Friends United Meeting (Quaker):
We believe, according to the Scriptures, that there shall be a resurrection from the dead, both of the just and of the unjust.... We sincerely believe, not only a resurrection in Christ from the fallen and sinful state here, but a rising and ascending into glory with Him hereafter; that when He at last appears we may appear with Him in glory. But that all the wicked, who live in rebellion against the light of grace, and die finally impenitent, shall come forth to the resurrection of condemnation. And that the soul of every man and woman shall be reserved, in its own distinct and proper being, and shall have its proper body as God is pleased to give it. ... We believe that the punishment of the wicked and the blessedness of the righteousness shall be everlasting.
Lutheran Church (Augsburg Confession, 1530):
Also they [Lutheran churches] teach that at the Consummation of the World Christ will appear for judgment, and will raise up all the dead; He will give to the godly and elect eternal life and everlasting joys, but ungodly men and the devils He will condemn to be tormented without end. They condemn the Anabaptists, who think that there will be an end to the punishments of condemned men and devils. They condemn also others who are now spreading certain Jewish opinions, that before the resurrection of the dead the godly shall take possession of the kingdom of the world, the ungodly being everywhere suppressed.
Mennonite Church in the USA:
We believe that, just as God raised Jesus from the dead, we also will be raised from the dead. At Christ's glorious coming again for judgment, the dead will come out of their graves"--those who have done good, to the resurrection of life, and those who have done evil, to the resurrection of condemnation." The righteous will rise to eternal life with God, and the unrighteous to hell and separation from God. Thus, God will bring justice to the persecuted and will confirm the victory over sin, evil, and death itself. We look forward to the coming of a new heaven and a new earth, and a new Jerusalem, where the people of God will no longer hunger, thirst, or cry, but will sing praises: "To the One seated on the throne and to the Lamb be blessing and honor and glory and might forever and ever! Amen!

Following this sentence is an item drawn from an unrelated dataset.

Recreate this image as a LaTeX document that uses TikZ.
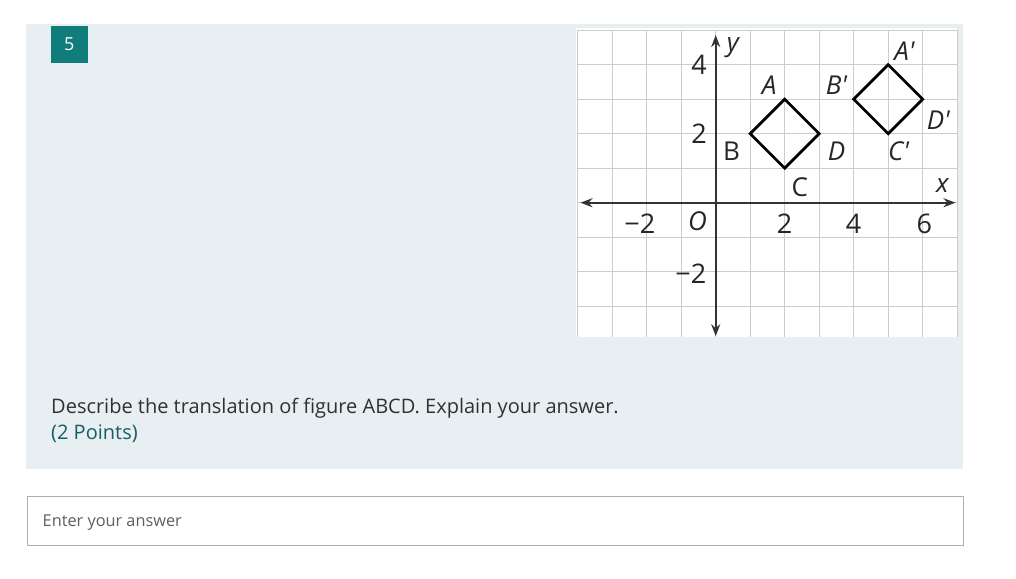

Presbyterian Church in the USA:
If there is a Presbyterian narrative about life after death, this is it: When you die, your soul goes to be with God, where it enjoys God's glory and waits for the final judgment. At the final judgment bodies are reunited with souls, and eternal rewards and punishments are handed out. As the Scots Confession notes, final judgment is also "the time of refreshing and restitution of all things."And it is clearly the case that both the Scots Confession and the Westminster Confession of Faith want to orient the present-day life of believers around this future. But the Bible spends more time focusing on new life here than on life after death. So do all our more recent confessions. Although the Confession of 1967 mentions life after death, it does so only briefly. Its focus is on new life now and on the church's ministry of reconciliation.
Southern Baptist Convention:
God, in His own time and in His own way, will bring the world to its appropriate end. According to His promise, Jesus Christ will return personally and visibly in glory to the earth; the dead will be raised; and Christ will judge all men in righteousness. The unrighteous will be consigned to Hell, the place of everlasting punishment. The righteous in their resurrected and glorified bodies will receive their reward and will dwell forever in Heaven with the Lord.
United Church of Christ:
God promises to all who trust in the gospel forgiveness of sins and fullness of grace, courage in the struggle for justice and peace,the presence of the Holy Spirit in trial and rejoicing, and eternal life in that kingdom which has no end.
United Methodist Church (on purgatory):
The Romish doctrine concerning purgatory, pardon, worshiping, and adoration, as well of images as of relics, and also invocation of saints, is a fond thing, vainly invented, and grounded upon no warrant of Scripture, but repugnant to the Word of God.